Requirements: Everything from the first line of the data through the line with "import * as" is to be echoed exactly, minus the pictures.

──────────

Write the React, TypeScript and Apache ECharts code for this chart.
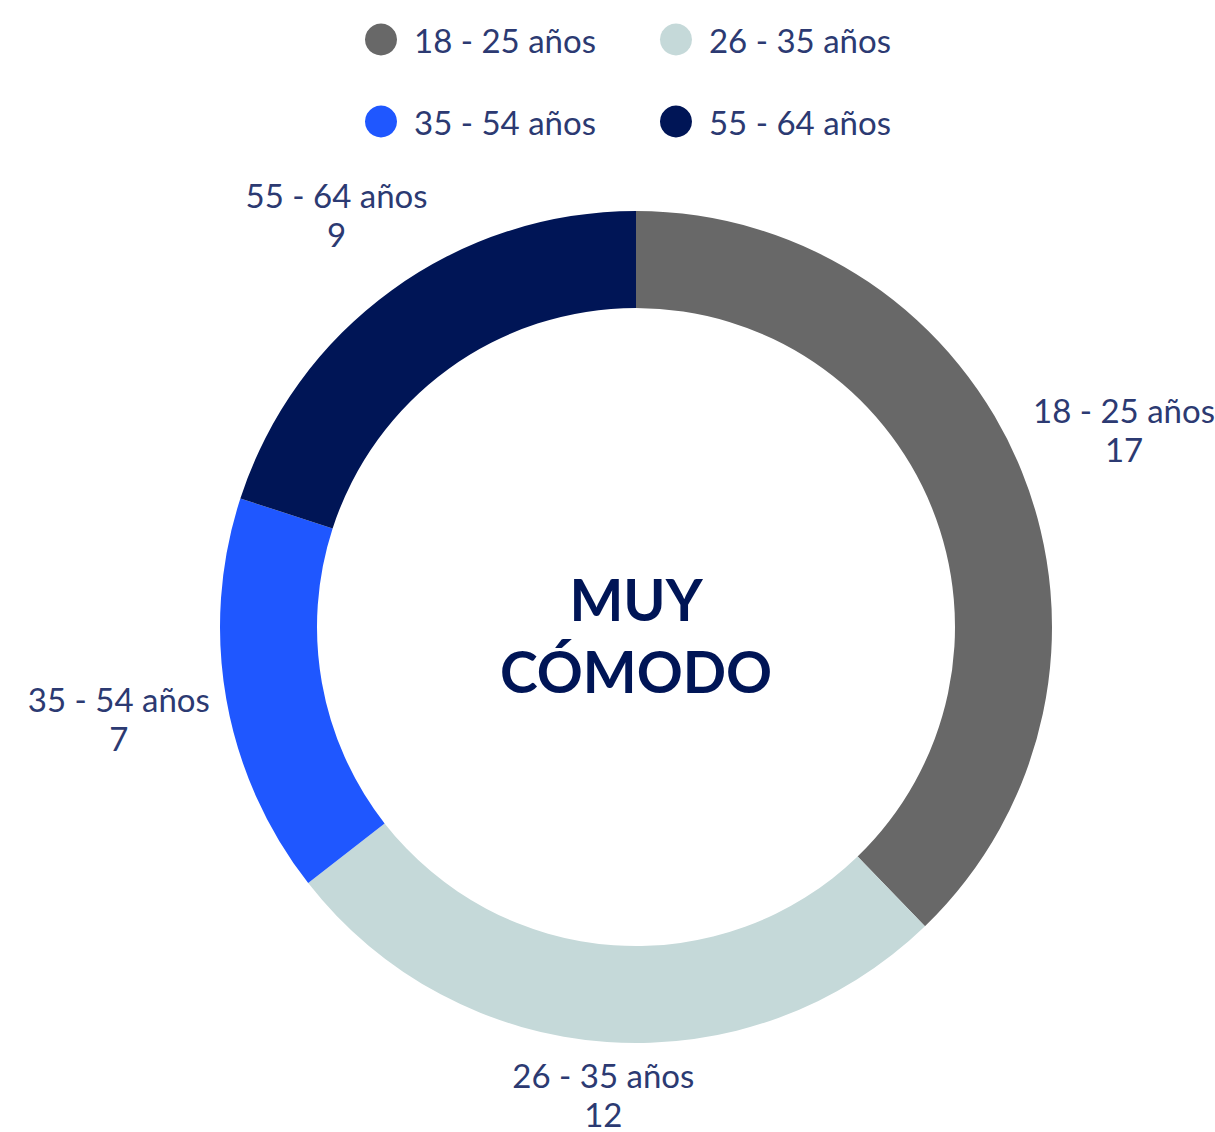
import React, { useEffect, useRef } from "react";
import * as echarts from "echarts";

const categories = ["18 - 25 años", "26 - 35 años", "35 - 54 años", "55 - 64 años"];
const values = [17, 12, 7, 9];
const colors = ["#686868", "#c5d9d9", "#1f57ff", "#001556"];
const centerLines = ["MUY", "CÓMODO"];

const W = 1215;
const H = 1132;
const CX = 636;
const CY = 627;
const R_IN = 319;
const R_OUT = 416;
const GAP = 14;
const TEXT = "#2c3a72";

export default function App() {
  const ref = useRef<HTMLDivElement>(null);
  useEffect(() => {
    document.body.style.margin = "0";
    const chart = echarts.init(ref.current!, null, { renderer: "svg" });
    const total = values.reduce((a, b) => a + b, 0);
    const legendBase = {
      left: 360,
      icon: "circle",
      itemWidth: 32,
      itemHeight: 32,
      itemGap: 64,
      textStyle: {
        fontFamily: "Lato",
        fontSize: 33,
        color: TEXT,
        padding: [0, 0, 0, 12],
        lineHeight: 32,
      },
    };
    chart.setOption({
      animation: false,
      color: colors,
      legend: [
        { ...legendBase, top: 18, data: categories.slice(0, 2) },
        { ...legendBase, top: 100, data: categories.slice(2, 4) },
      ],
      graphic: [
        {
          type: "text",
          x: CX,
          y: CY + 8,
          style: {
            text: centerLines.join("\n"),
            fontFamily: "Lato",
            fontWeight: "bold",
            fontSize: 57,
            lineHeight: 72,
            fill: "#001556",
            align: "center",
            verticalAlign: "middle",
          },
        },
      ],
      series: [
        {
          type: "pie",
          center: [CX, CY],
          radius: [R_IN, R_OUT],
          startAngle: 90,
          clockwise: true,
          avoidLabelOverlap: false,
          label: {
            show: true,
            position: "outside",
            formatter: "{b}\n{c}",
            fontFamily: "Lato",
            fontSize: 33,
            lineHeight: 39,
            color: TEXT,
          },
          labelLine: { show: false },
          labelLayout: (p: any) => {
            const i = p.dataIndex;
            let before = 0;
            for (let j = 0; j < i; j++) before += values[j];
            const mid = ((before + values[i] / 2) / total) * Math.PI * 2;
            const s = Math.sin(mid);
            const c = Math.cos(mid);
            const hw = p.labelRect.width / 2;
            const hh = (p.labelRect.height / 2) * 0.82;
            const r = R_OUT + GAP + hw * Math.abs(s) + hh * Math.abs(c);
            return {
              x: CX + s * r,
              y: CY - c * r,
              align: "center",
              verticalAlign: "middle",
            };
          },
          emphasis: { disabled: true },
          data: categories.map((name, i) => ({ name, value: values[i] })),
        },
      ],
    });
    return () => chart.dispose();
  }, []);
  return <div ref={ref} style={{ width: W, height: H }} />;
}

──────────

Full response:
Write the React, TypeScript and Apache ECharts code for this chart.
import React, { useEffect, useRef } from "react";
import * as echarts from "echarts";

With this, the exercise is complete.